We all work really hard. I think as a group our whole organization gets smarter and learns faster. I think especially today in today's day and age when there is no testing, I think that benefits us.

Q. Now that you know that it was a different car that you had in the spring, is that surprising to you? Is that something that you usually discuss with Chad as far as what car you're going to be driving?
JIMMIE JOHNSON: No, I mean the guys are always working on new things. And granted, the mouse trap that we played with today, there were a fewer areas to work in. So as new generation stuff comes along, and as Chad said through the year we keep learning small, small things. These cars keep being updated and tweaked on in advance. So it's not uncommon for me to not know what car we're bringing.
Kind of a funny note. The more I know, the worse we do. So it's at times I'm embarrassed of it. But I kind of know what's under the race car. But there are guys that know a lot more about the race car than I do. And for me, knowing those details and trying to crew chief from the seat, does nothing but hurt us.

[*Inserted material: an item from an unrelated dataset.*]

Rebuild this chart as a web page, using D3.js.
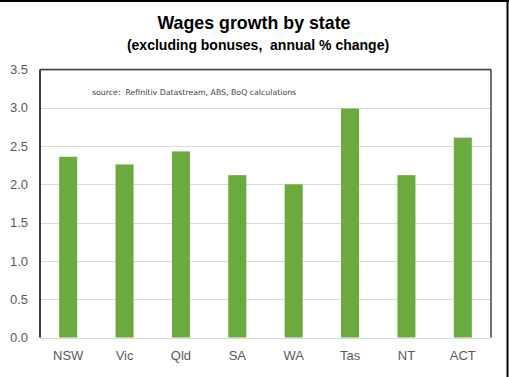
<!DOCTYPE html>
<html>
<head>
<meta charset="utf-8">
<script src="https://cdn.jsdelivr.net/npm/d3@7"></script>
<style>
  body { margin: 0; background: #fff; }
  svg { display: block; }
</style>
</head>
<body>
<script>
// data
var states = ["NSW", "Vic", "Qld", "SA", "WA", "Tas", "NT", "ACT"];
var wages = [2.36, 2.26, 2.43, 2.12, 2.0, 2.99, 2.12, 2.61];
var yTicks = [0, 0.5, 1.0, 1.5, 2.0, 2.5, 3.0, 3.5];

var width = 509,
    height = 377;
var margin = {top: 69.5, right: 18, bottom: 39.5, left: 40};

var svg = d3.select("body")
    .append("svg")
    .attr("width", width)
    .attr("height", height);

// image frame (top + right edge)
svg.append("line")
    .attr("x1", 0).attr("x2", width)
    .attr("y1", 1).attr("y2", 1)
    .attr("stroke", "#000").attr("stroke-width", 2);
svg.append("line")
    .attr("x1", width - 1.5).attr("x2", width - 1.5)
    .attr("y1", 0).attr("y2", height)
    .attr("stroke", "#000").attr("stroke-width", 2);

var x = d3.scaleBand()
    .domain(states)
    .range([margin.left, width - margin.right])
    .paddingInner(0.68)
    .paddingOuter(0.34);

var y = d3.scaleLinear()
    .domain([0, 3.5])
    .range([height - margin.bottom, margin.top]);

// gridlines
svg.append("g")
    .selectAll("line")
    .data(yTicks)
    .enter()
    .append("line")
    .attr("x1", margin.left)
    .attr("x2", width - margin.right)
    .attr("y1", function(d){ return Math.round(y(d)) + 0.5; })
    .attr("y2", function(d){ return Math.round(y(d)) + 0.5; })
    .attr("stroke", "#d9d9d9")
    .attr("stroke-width", 1);

// bars
svg.append("g")
    .selectAll("rect")
    .data(wages)
    .enter()
    .append("rect")
    .attr("x", function(d, i){ return x(states[i]); })
    .attr("width", x.bandwidth())
    .attr("y", function(d){ return y(d); })
    .attr("height", function(d){ return y(0) - y(d); })
    .attr("fill", "#6aaa3f");

// plot frame: top, right, left axis
svg.append("line")
    .attr("x1", margin.left).attr("x2", width - margin.right)
    .attr("y1", y(3.5)).attr("y2", y(3.5))
    .attr("stroke", "#404040").attr("stroke-width", 1.5);
svg.append("line")
    .attr("x1", width - margin.right).attr("x2", width - margin.right)
    .attr("y1", y(3.5)).attr("y2", y(0))
    .attr("stroke", "#404040").attr("stroke-width", 1.5);
svg.append("line")
    .attr("x1", margin.left).attr("x2", margin.left)
    .attr("y1", y(3.5)).attr("y2", y(0))
    .attr("stroke", "#404040").attr("stroke-width", 2);

// y axis labels
var yAxis = d3.axisLeft(y)
    .tickValues(yTicks)
    .tickFormat(d3.format(".1f"))
    .tickSize(0)
    .tickPadding(12);
var gy = svg.append("g")
    .attr("transform", "translate(" + margin.left + ",0)")
    .call(yAxis);
gy.select(".domain").remove();
gy.selectAll("text")
    .attr("fill", "#595959")
    .style("font-family", "'Liberation Sans', Arial, sans-serif")
    .style("font-size", "13px");

// x axis labels
var xAxis = d3.axisBottom(x).tickSize(0).tickPadding(13);
var gx = svg.append("g")
    .attr("transform", "translate(0," + y(0) + ")")
    .call(xAxis);
gx.select(".domain").remove();
gx.selectAll("text")
    .attr("fill", "#595959")
    .style("font-family", "'Liberation Sans', Arial, sans-serif")
    .style("font-size", "13px");

// titles
svg.append("text")
    .attr("x", 254)
    .attr("y", 29)
    .attr("text-anchor", "middle")
    .style("font-family", "'Liberation Sans', Arial, sans-serif")
    .style("font-weight", "bold")
    .style("font-size", "17.8px")
    .attr("fill", "#000")
    .text("Wages growth by state");

svg.append("text")
    .attr("x", 258)
    .attr("y", 50)
    .attr("text-anchor", "middle")
    .style("font-family", "'Liberation Sans', Arial, sans-serif")
    .style("font-weight", "bold")
    .style("font-size", "14px")
    .attr("fill", "#000")
    .style("white-space", "pre")
    .attr("xml:space", "preserve")
    .text("(excluding bonuses,  annual % change)");

// source note
svg.append("text")
    .attr("x", 92)
    .attr("y", 95)
    .style("font-family", "'DejaVu Sans', sans-serif")
    .style("font-size", "7.8px")
    .attr("fill", "#404040")
    .style("white-space", "pre")
    .attr("xml:space", "preserve")
    .text("source:  Refinitiv Datastream, ABS, BoQ calculations");
</script>
</body>
</html>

If I just describe what I feel to Chad and Greg and break down the formula that we have. We kind of break things down a certain way and go through data. It works. We can't argue with what works. We've kind of built the 48 team around that model.
If you look at Mark over in the 5 car, he knows pretty much everything that's under underneath that thing. And that's from his generation of driver. I really commend him for knowing exactly what's under that car. He helps Alan make those decisions. So there are no right or wrong. It's just different ways to go about it.
To make a long story short to get back to the question about the car. I don't even know what car I'm going next weekend in. So I'll get in and go fast.
THE MODERATOR: Gentlemen, thank you and congratulations.